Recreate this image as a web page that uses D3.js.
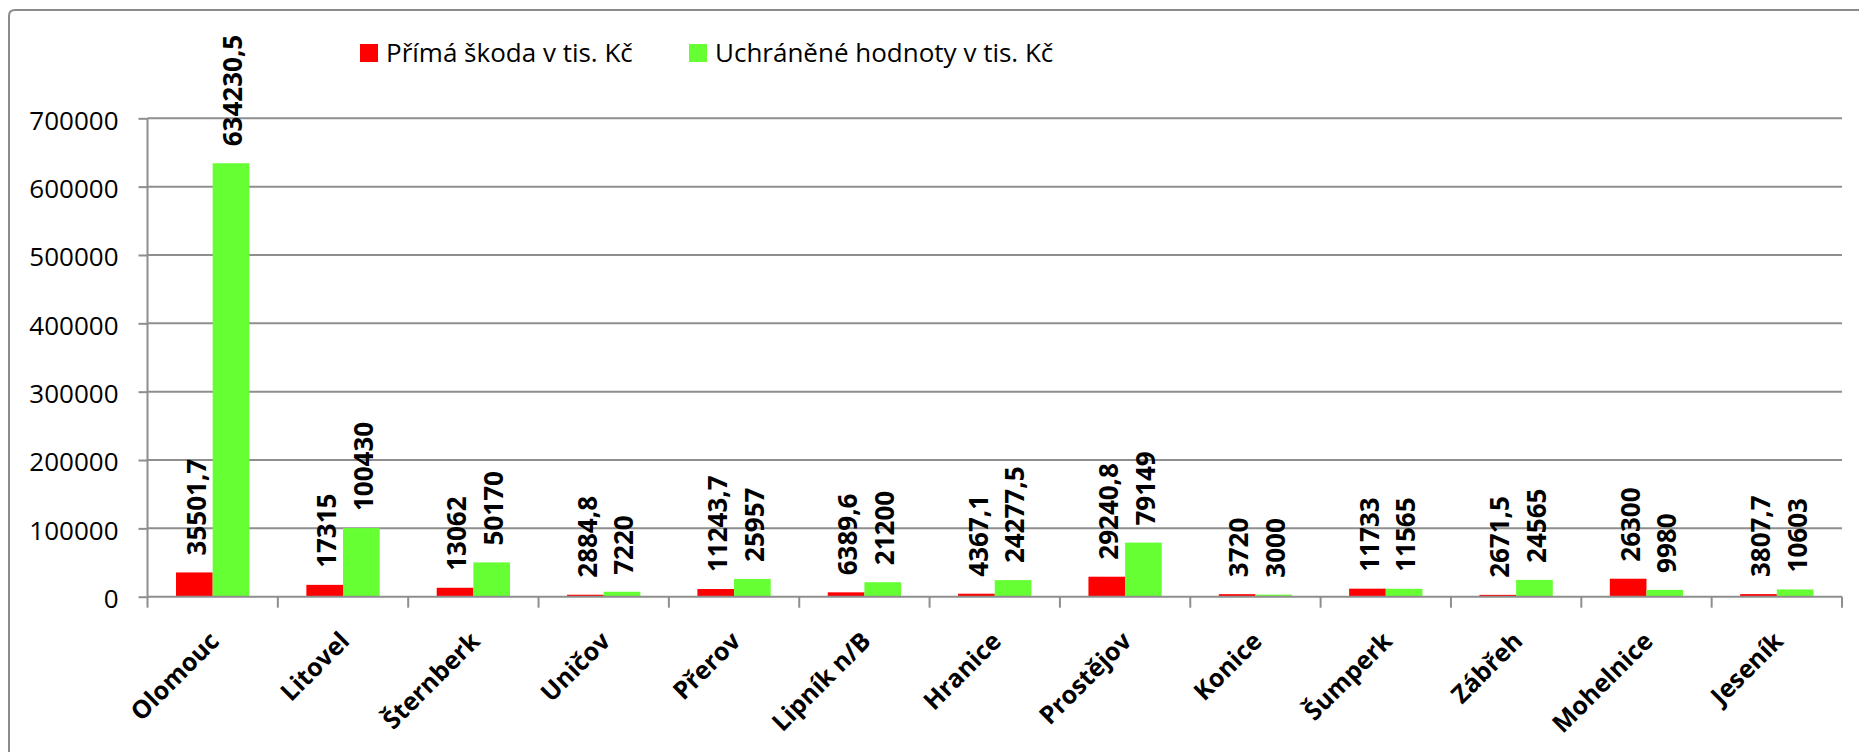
<!DOCTYPE html>
<html>
<head>
<meta charset="utf-8">
<script src="https://cdn.jsdelivr.net/npm/d3@7"></script>
<style>
  html, body { margin: 0; padding: 0; background: #fff; }
  svg { display: block; }
  text { font-family: "Open Sans", "Noto Sans", sans-serif; fill: #000; }
</style>
</head>
<body>
<svg id="chart" width="1859" height="752"></svg>
<script>
const categories = ["Olomouc", "Litovel", "Šternberk", "Uničov", "Přerov", "Lipník n/B", "Hranice",
                    "Prostějov", "Konice", "Šumperk", "Zábřeh", "Mohelnice", "Jeseník"];
const primaSkoda = [35501.7, 17315, 13062, 2884.8, 11243.7, 6389.6, 4367.1, 29240.8, 3720, 11733, 2671.5, 26300, 3807.7];
const uchraneneHodnoty = [634230.5, 100430, 50170, 7220, 25957, 21200, 24277.5, 79149, 3000, 11565, 24565, 9980, 10603];
const seriesNames = ["Přímá škoda v tis. Kč", "Uchráněné hodnoty v tis. Kč"];
const seriesColors = ["#ff0000", "#66ff33"];
const yTicks = [0, 100000, 200000, 300000, 400000, 500000, 600000, 700000];

(function () {
const svg = d3.select("#chart");
const W = 1859, H = 752;
const pLeft = 147.5, pRight = 1842, pTop = 118.3, pBottom = 596.7;
const gridColor = "#8e8e8e";

// outer frame
svg.append("path")
  .attr("d", `M9,${H + 5} L9,16 Q9,10 15,10 L${W + 5},10`)
  .attr("fill", "none").attr("stroke", "#8c8c8c").attr("stroke-width", 2);

const x = d3.scaleBand().domain(categories).range([pLeft, pRight]).paddingInner(0).paddingOuter(0);
const y = d3.scaleLinear().domain([0, 700000]).range([pBottom, pTop]);
const bw = x.bandwidth();
const groupW = bw * 0.5625;
const step = groupW / 2;
const po = (bw / step - 2) / 2;
const xs = d3.scaleBand().domain([0, 1]).range([0, bw]).paddingInner(0).paddingOuter(po);

// gridlines
svg.append("g").selectAll("line").data(yTicks.filter(d => d > 0)).join("line")
  .attr("x1", pLeft).attr("x2", pRight)
  .attr("y1", d => y(d)).attr("y2", d => y(d))
  .attr("stroke", gridColor).attr("stroke-width", 2);

// bars
const series = [primaSkoda, uchraneneHodnoty];
series.forEach((vals, si) => {
  svg.append("g").selectAll("rect").data(vals).join("rect")
    .attr("x", (d, i) => x(categories[i]) + xs(si))
    .attr("width", xs.bandwidth())
    .attr("y", d => y(d))
    .attr("height", d => y(0) - y(d))
    .attr("fill", seriesColors[si]);
});

// y axis
const yAxis = d3.axisLeft(y).tickValues(yTicks).tickSize(9).tickFormat(d3.format("d"));
const gy = svg.append("g").attr("transform", `translate(${pLeft},0)`).call(yAxis);
gy.select(".domain").attr("stroke", gridColor).attr("stroke-width", 2).attr("d", `M0,${pTop}V${pBottom}`);
gy.selectAll(".tick line").attr("stroke", gridColor).attr("stroke-width", 2);
gy.selectAll(".tick text")
  .attr("x", -29).attr("dy", "0.42em")
  .style("font-family", '"Open Sans", sans-serif').style("font-size", "26px").attr("fill", "#000");

// x axis
const xAxis = d3.axisBottom(x).tickSize(0).tickFormat("");
const gx = svg.append("g").attr("transform", `translate(0,${pBottom})`).call(xAxis);
gx.select(".domain").attr("stroke", gridColor).attr("stroke-width", 2).attr("d", `M${pLeft},0H${pRight}`);
const bounds = categories.map(c => x(c)).concat([pRight]);
gx.selectAll("line.bnd").data(bounds).join("line").attr("class", "bnd")
  .attr("x1", d => d).attr("x2", d => d).attr("y1", 0).attr("y2", 11)
  .attr("stroke", gridColor).attr("stroke-width", 2);

// category labels
svg.append("g").selectAll("text").data(categories).join("text")
  .attr("transform", d => `translate(${x(d) + bw / 2 + 8},${pBottom + 46}) rotate(-45)`)
  .attr("text-anchor", "end")
  .style("font-size", "25px").style("font-weight", "bold")
  .text(d => d);

// data labels
const fmt = v => String(v).replace(".", ",");
series.forEach((vals, si) => {
  svg.append("g").selectAll("text").data(vals).join("text")
    .attr("transform", (d, i) => `translate(${x(categories[i]) + xs(si) + xs.bandwidth() / 2 + 2},${y(d) - 17}) rotate(-90)`)
    .attr("dy", "0.36em")
    .attr("text-anchor", "start")
    .style("font-size", "26px").style("font-weight", "bold")
    .text(d => fmt(d));
});

// legend
const legendX = [360, 689];
const leg = svg.append("g");
seriesNames.forEach((name, i) => {
  leg.append("rect").attr("x", legendX[i]).attr("y", 44).attr("width", 18).attr("height", 18).attr("fill", seriesColors[i]);
  leg.append("text").attr("x", legendX[i] + 26).attr("y", 62)
    .style("font-size", "26px").text(name);
});
})();
</script>
</body>
</html>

# # # # #

*SET TASK*
In your copy of the listing above, reproduce each line exactly and omit all pictures.

*RESPONSE FOR THIS EXERCISE*
Recreate this image as a web page that uses D3.js.
<!DOCTYPE html>
<html>
<head>
<meta charset="utf-8">
<script src="https://cdn.jsdelivr.net/npm/d3@7"></script>
<style>
  html, body { margin: 0; padding: 0; background: #fff; }
  svg { display: block; }
  text { font-family: "Open Sans", "Noto Sans", sans-serif; fill: #000; }
</style>
</head>
<body>
<svg id="chart" width="1859" height="752"></svg>
<script>
const categories = ["Olomouc", "Litovel", "Šternberk", "Uničov", "Přerov", "Lipník n/B", "Hranice",
                    "Prostějov", "Konice", "Šumperk", "Zábřeh", "Mohelnice", "Jeseník"];
const primaSkoda = [35501.7, 17315, 13062, 2884.8, 11243.7, 6389.6, 4367.1, 29240.8, 3720, 11733, 2671.5, 26300, 3807.7];
const uchraneneHodnoty = [634230.5, 100430, 50170, 7220, 25957, 21200, 24277.5, 79149, 3000, 11565, 24565, 9980, 10603];
const seriesNames = ["Přímá škoda v tis. Kč", "Uchráněné hodnoty v tis. Kč"];
const seriesColors = ["#ff0000", "#66ff33"];
const yTicks = [0, 100000, 200000, 300000, 400000, 500000, 600000, 700000];

(function () {
const svg = d3.select("#chart");
const W = 1859, H = 752;
const pLeft = 147.5, pRight = 1842, pTop = 118.3, pBottom = 596.7;
const gridColor = "#8e8e8e";

// outer frame
svg.append("path")
  .attr("d", `M9,${H + 5} L9,16 Q9,10 15,10 L${W + 5},10`)
  .attr("fill", "none").attr("stroke", "#8c8c8c").attr("stroke-width", 2);

const x = d3.scaleBand().domain(categories).range([pLeft, pRight]).paddingInner(0).paddingOuter(0);
const y = d3.scaleLinear().domain([0, 700000]).range([pBottom, pTop]);
const bw = x.bandwidth();
const groupW = bw * 0.5625;
const step = groupW / 2;
const po = (bw / step - 2) / 2;
const xs = d3.scaleBand().domain([0, 1]).range([0, bw]).paddingInner(0).paddingOuter(po);

// gridlines
svg.append("g").selectAll("line").data(yTicks.filter(d => d > 0)).join("line")
  .attr("x1", pLeft).attr("x2", pRight)
  .attr("y1", d => y(d)).attr("y2", d => y(d))
  .attr("stroke", gridColor).attr("stroke-width", 2);

// bars
const series = [primaSkoda, uchraneneHodnoty];
series.forEach((vals, si) => {
  svg.append("g").selectAll("rect").data(vals).join("rect")
    .attr("x", (d, i) => x(categories[i]) + xs(si))
    .attr("width", xs.bandwidth())
    .attr("y", d => y(d))
    .attr("height", d => y(0) - y(d))
    .attr("fill", seriesColors[si]);
});

// y axis
const yAxis = d3.axisLeft(y).tickValues(yTicks).tickSize(9).tickFormat(d3.format("d"));
const gy = svg.append("g").attr("transform", `translate(${pLeft},0)`).call(yAxis);
gy.select(".domain").attr("stroke", gridColor).attr("stroke-width", 2).attr("d", `M0,${pTop}V${pBottom}`);
gy.selectAll(".tick line").attr("stroke", gridColor).attr("stroke-width", 2);
gy.selectAll(".tick text")
  .attr("x", -29).attr("dy", "0.42em")
  .style("font-family", '"Open Sans", sans-serif').style("font-size", "26px").attr("fill", "#000");

// x axis
const xAxis = d3.axisBottom(x).tickSize(0).tickFormat("");
const gx = svg.append("g").attr("transform", `translate(0,${pBottom})`).call(xAxis);
gx.select(".domain").attr("stroke", gridColor).attr("stroke-width", 2).attr("d", `M${pLeft},0H${pRight}`);
const bounds = categories.map(c => x(c)).concat([pRight]);
gx.selectAll("line.bnd").data(bounds).join("line").attr("class", "bnd")
  .attr("x1", d => d).attr("x2", d => d).attr("y1", 0).attr("y2", 11)
  .attr("stroke", gridColor).attr("stroke-width", 2);

// category labels
svg.append("g").selectAll("text").data(categories).join("text")
  .attr("transform", d => `translate(${x(d) + bw / 2 + 8},${pBottom + 46}) rotate(-45)`)
  .attr("text-anchor", "end")
  .style("font-size", "25px").style("font-weight", "bold")
  .text(d => d);

// data labels
const fmt = v => String(v).replace(".", ",");
series.forEach((vals, si) => {
  svg.append("g").selectAll("text").data(vals).join("text")
    .attr("transform", (d, i) => `translate(${x(categories[i]) + xs(si) + xs.bandwidth() / 2 + 2},${y(d) - 17}) rotate(-90)`)
    .attr("dy", "0.36em")
    .attr("text-anchor", "start")
    .style("font-size", "26px").style("font-weight", "bold")
    .text(d => fmt(d));
});

// legend
const legendX = [360, 689];
const leg = svg.append("g");
seriesNames.forEach((name, i) => {
  leg.append("rect").attr("x", legendX[i]).attr("y", 44).attr("width", 18).attr("height", 18).attr("fill", seriesColors[i]);
  leg.append("text").attr("x", legendX[i] + 26).attr("y", 62)
    .style("font-size", "26px").text(name);
});
})();
</script>
</body>
</html>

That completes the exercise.